My new job has me thinking quite a bit about the flow of systems. For the majority of my career, I’ve been at one end of the educational system – in the classroom – working directly with students and other teachers to make learning and formal education better.
Now, I find myself somewhere in the middle of the system. I’m not in charge of anything, per se, at either end of the system. I support teachers and students and I support the leadership of the district. Sometimes (not often) that support looks drastically different.
I’ve found myself realizing and hoping for a specific string of trust to be enacted and embodied by the district.
It starts like this – Trust that teachers are doing all they can to support students’ growth and learning.

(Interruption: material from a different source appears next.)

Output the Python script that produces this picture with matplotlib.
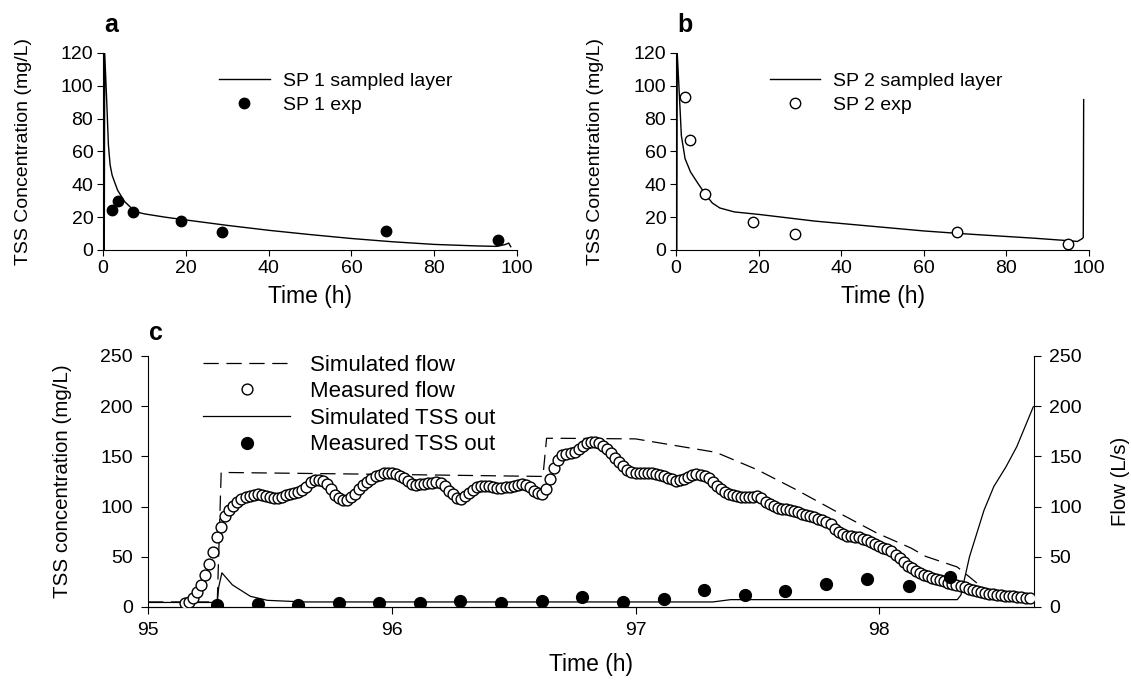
import matplotlib
matplotlib.use("Agg")
import matplotlib.pyplot as plt
import numpy as np

plt.rcParams['font.family'] = ['Liberation Sans', 'DejaVu Sans']
plt.rcParams['lines.scale_dashes'] = False

# ---- panel a: SP 1 ----
a_sim_t = [0.3, 0.4, 0.9, 1.3, 1.7, 2.2, 3.5, 5.2, 7, 8.7, 10, 15, 20, 30, 40, 50, 60, 70, 80, 90, 95, 97, 98, 98.5]
a_sim_v = [0, 120, 90, 64, 52, 45.5, 36.5, 29.5, 25.2, 22.8, 22, 20, 18.3, 15, 12, 9.4, 7, 5, 3.4, 2.5, 2.2, 3.2, 4.2, 2.0]
a_exp_t = [2.2, 3.7, 7.2, 18.9, 28.8, 68.3, 95.3]
a_exp_v = [24.6, 29.6, 23, 17.6, 11, 11.6, 6]

# ---- panel b: SP 2 ----
b_sim_t = [0.2, 0.3, 0.8, 1.3, 2.2, 3.5, 5.3, 7.1, 8.8, 10.6, 14.1, 20.3, 33.6, 46.8, 60, 68.9, 77.7, 86.6, 95.4, 97.2, 98.4, 98.6, 98.7]
b_sim_v = [0, 120, 95, 69.6, 55.6, 47.6, 40.6, 34, 28.6, 25.6, 23.2, 21.6, 17.6, 14.6, 11.6, 10, 8.6, 7.2, 5.6, 5.2, 7.0, 7.6, 91.6]
b_exp_t = [2.2, 3.5, 7.1, 18.6, 28.7, 68, 94.8]
b_exp_v = [93, 67, 34.2, 17, 10, 11.2, 3.6]

# ---- panel c: outlet ----
flow_sim_t = [95.0, 95.284, 95.30, 96.0, 96.62, 96.635, 96.69, 97.0, 97.33, 97.5, 97.66, 97.81, 97.99, 98.13, 98.19, 98.32, 98.40]
flow_sim_v = [5, 5, 134, 132, 130, 168, 168, 167.4, 154, 136.6, 116.7, 96.8, 73.6, 58.7, 50.4, 39.8, 23.9]

# measured flow, one reading per minute from 95.15 h
flow_start = 95.15
flow_meas = [
    4, 5, 9, 14.5, 21.5, 32, 43, 55, 69.5, 80,
    91, 97, 101, 104.5, 107.5, 109.5, 111, 112, 112.4, 111.5,
    110.5, 109.3, 108.5, 108.6, 109.4, 111.3, 112.8, 113.8, 114.7, 116.3,
    119.5, 124, 126.3, 126.7, 125, 122, 117, 112, 108.7, 107,
    106.3, 109.5, 113, 117, 121, 124.7, 127.5, 130, 131.8, 133,
    133.8, 133.8, 132.8, 130.5, 128, 125, 122.8, 121.8, 122, 122.8,
    123.3, 123.6, 124, 123.3, 120, 116, 112.3, 109, 107.4, 110.5,
    113.8, 116.8, 119.2, 120.3, 120.7, 120.6, 119.8, 118.8, 118.5, 119,
    119.5, 120, 121.5, 122.2, 121, 119, 116, 113.8, 113, 117,
    127, 138, 146.5, 151.2, 152.5, 153.2, 154.5, 157, 160.3, 163,
    164.8, 164.8, 163.5, 160.5, 157.5, 153, 148.5, 144.5, 140, 136.5,
    134.5, 133.6, 133.3, 133.3, 133.4, 133.5, 132.8, 131.8, 130.8, 128.8,
    127, 125.6, 126, 127.3, 129.5, 131.5, 132.3, 131.5, 130.3, 128,
    124, 120.5, 117.5, 115, 112.8, 111.3, 110.3, 109.8, 109.5, 109.4,
    110, 110.7, 108.5, 105, 102.5, 100.5, 98.8, 98, 97.3, 96.7,
    95.5, 94.2, 93, 91.8, 90.6, 89.5, 88, 86.9, 85, 82.5,
    78, 74.3, 72.3, 70.8, 70.2, 69.8, 69.5, 68, 66.3, 64.5,
    62.6, 61, 59, 57.3, 55.5, 52, 48.3, 44.5, 41.3, 38.8,
    36.3, 34.2, 32.3, 30.5, 29.3, 28.1, 27, 25.4, 24.3, 23.2,
    22, 20.7, 19.5, 18.2, 17, 15.8, 14.5, 13.7, 13.2, 12.8,
    12.3, 11.9, 11.4, 11, 10.6, 10.2, 9.8, 9.4, 9,
]
flow_meas_t = flow_start + np.arange(len(flow_meas)) / 60.0

tss_sim_t = [95.0, 95.284, 95.29, 95.303, 95.346, 95.42, 95.49, 95.64, 96.5, 97.317, 97.39, 98.32, 98.335, 98.37, 98.43, 98.47, 98.52, 98.564, 98.632]
tss_sim_v = [4.5, 4.5, 20, 34, 22, 10.6, 6.6, 5, 5, 5, 7.3, 7.3, 12, 50, 96.6, 120, 139.7, 159.6, 199.5]

tss_meas_t = [95.283, 95.45, 95.615, 95.782, 95.948, 96.115, 96.28, 96.447, 96.615, 96.782,
              96.948, 97.115, 97.28, 97.45, 97.614, 97.78, 97.95, 98.12, 98.29]
tss_meas_v = [2, 3, 2, 3.5, 3.5, 4.3, 6, 4, 5.5, 10, 4.6, 7.7, 17, 12, 15.5, 23, 28, 20.5, 30]

TICK = 14
YLAB = 14
XLAB = 16.5

fig = plt.figure(figsize=(11.31, 6.81), dpi=100)


def style_top(ax):
    ax.spines['top'].set_visible(False)
    ax.spines['right'].set_visible(False)
    ax.set_xlim(0, 100)
    ax.set_ylim(0, 120)
    ax.set_xticks(range(0, 101, 20))
    ax.set_yticks(range(0, 121, 20))
    ax.tick_params(direction='out', length=4, width=0.8, labelsize=TICK, pad=3)
    ax.set_xlabel('Time (h)', fontsize=XLAB, labelpad=6)
    ax.set_ylabel('TSS Concentration (mg/L)', fontsize=YLAB, labelpad=21)


axa = fig.add_axes([0.0911, 0.6329, 0.366, 0.2893])
axa.plot(a_sim_t, a_sim_v, color='black', lw=1.0, label='SP 1 sampled layer')
axa.plot(a_exp_t, a_exp_v, 'o', color='black', ms=7.5, label='SP 1 exp')
style_top(axa)
axa.legend(loc='upper left', bbox_to_anchor=(0.238, 0.99), frameon=False, fontsize=14,
           handlelength=2.6, handletextpad=0.67, labelspacing=0.3)
fig.text(104 / 1131, 1 - 25 / 681, 'a', fontsize=18, fontweight='bold', va='center', ha='left')

axb = fig.add_axes([0.5977, 0.6329, 0.3652, 0.2893])
axb.plot(b_sim_t, b_sim_v, color='black', lw=1.0, label='SP 2 sampled layer')
axb.plot(b_exp_t, b_exp_v, 'o', mfc='white', mec='black', mew=1.0, ms=7.5, label='SP 2 exp')
style_top(axb)
axb.legend(loc='upper left', bbox_to_anchor=(0.185, 0.99), frameon=False, fontsize=14,
           handlelength=2.6, handletextpad=0.67, labelspacing=0.3)
fig.text(677 / 1131, 1 - 25 / 681, 'b', fontsize=18, fontweight='bold', va='center', ha='left')

axc = fig.add_axes([0.1309, 0.1087, 0.7834, 0.3686])
axr = axc.twinx()
axc.set_zorder(axr.get_zorder() + 1)
axc.patch.set_visible(False)

h1, = axr.plot(flow_sim_t, flow_sim_v, color='black', lw=0.9, dashes=(11, 5.5), label='Simulated flow')
h2, = axc.plot(flow_meas_t, flow_meas, 'o', mfc='white', mec='black', mew=1.0, ms=7.8,
               label='Measured flow', zorder=3)
h3, = axc.plot(tss_sim_t, tss_sim_v, color='black', lw=0.9, label='Simulated TSS out', zorder=2)
h4, = axc.plot(tss_meas_t, tss_meas_v, 'o', color='black', ms=8.5, label='Measured TSS out', zorder=4)

for a in (axc, axr):
    a.set_xlim(95, 98.635)
    a.set_ylim(0, 250)
    a.spines['top'].set_visible(False)
axc.spines['right'].set_visible(False)
axr.spines['left'].set_visible(False)
axc.set_xticks([95, 96, 97, 98])
axc.set_yticks(range(0, 251, 50))
axr.set_yticks(range(0, 251, 50))
axc.tick_params(direction='out', length=5, width=0.8, labelsize=TICK, pad=6)
axr.tick_params(direction='out', length=5, width=0.8, labelsize=TICK, pad=6)
axc.set_xlabel('Time (h)', fontsize=XLAB, labelpad=10)
axc.set_ylabel('TSS concentration (mg/L)', fontsize=14.8, labelpad=20)
axr.set_ylabel('Flow (L/s)', fontsize=14.7, labelpad=21)
axc.legend(handles=[h1, h2, h3, h4], loc='upper left', bbox_to_anchor=(0.04, 1.085), frameon=False,
           fontsize=16, handlelength=3.9, handletextpad=0.9, labelspacing=0.25)
fig.text(149 / 1131, 1 - 333 / 681, 'c', fontsize=18, fontweight='bold', va='center', ha='left')

fig.savefig('out.png', dpi=100)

From there, direct interactions should be set up in such a way to give them support they need to do what they feel they need to do to help kids. This would be at the principal level. From there, outside the schools, intermediate district personnel should move to support principals based on the assumption that they trust that teachers are doing all they can to support students’ growth and learning.
If I believe that’s what principals believe, I’m going to be better at my job.
The same assumption is what I hope for those to whom I report. As I move through schools, help teachers and administrators learn and consider new practices, I hope that those in charge of me assume that I trust that teachers are doing all they can to support students growth and learning.
I want others to assume it in the system, and I want those others to assume that I believe it as well.
If we all operate from this believe, if we all trust that teachers are doing all they can to support students’ growth and learning, a foundation is established on which we can build, improve and design pathways to even greater capacity.
Assuming teachers are doing all they can is not assuming that they are doing the absolute best, it is assuming that they are doing their absolute best in the moment, and that it can always be augmented.
If I work with a group of teachers to build capacity around some new tool or practice, approaching our time together from the assumption that they are doing all they can will result in conversations much more replete with respect, listening, and care than conversations based on the assumption they are slacking, skating, or faking their way through the school year.
I want the best for anyone who endeavors to add to the learning, understanding, and choices of students. The best way I can think of to support and work alongside these folks is to trust they are doing the best they can and move from there.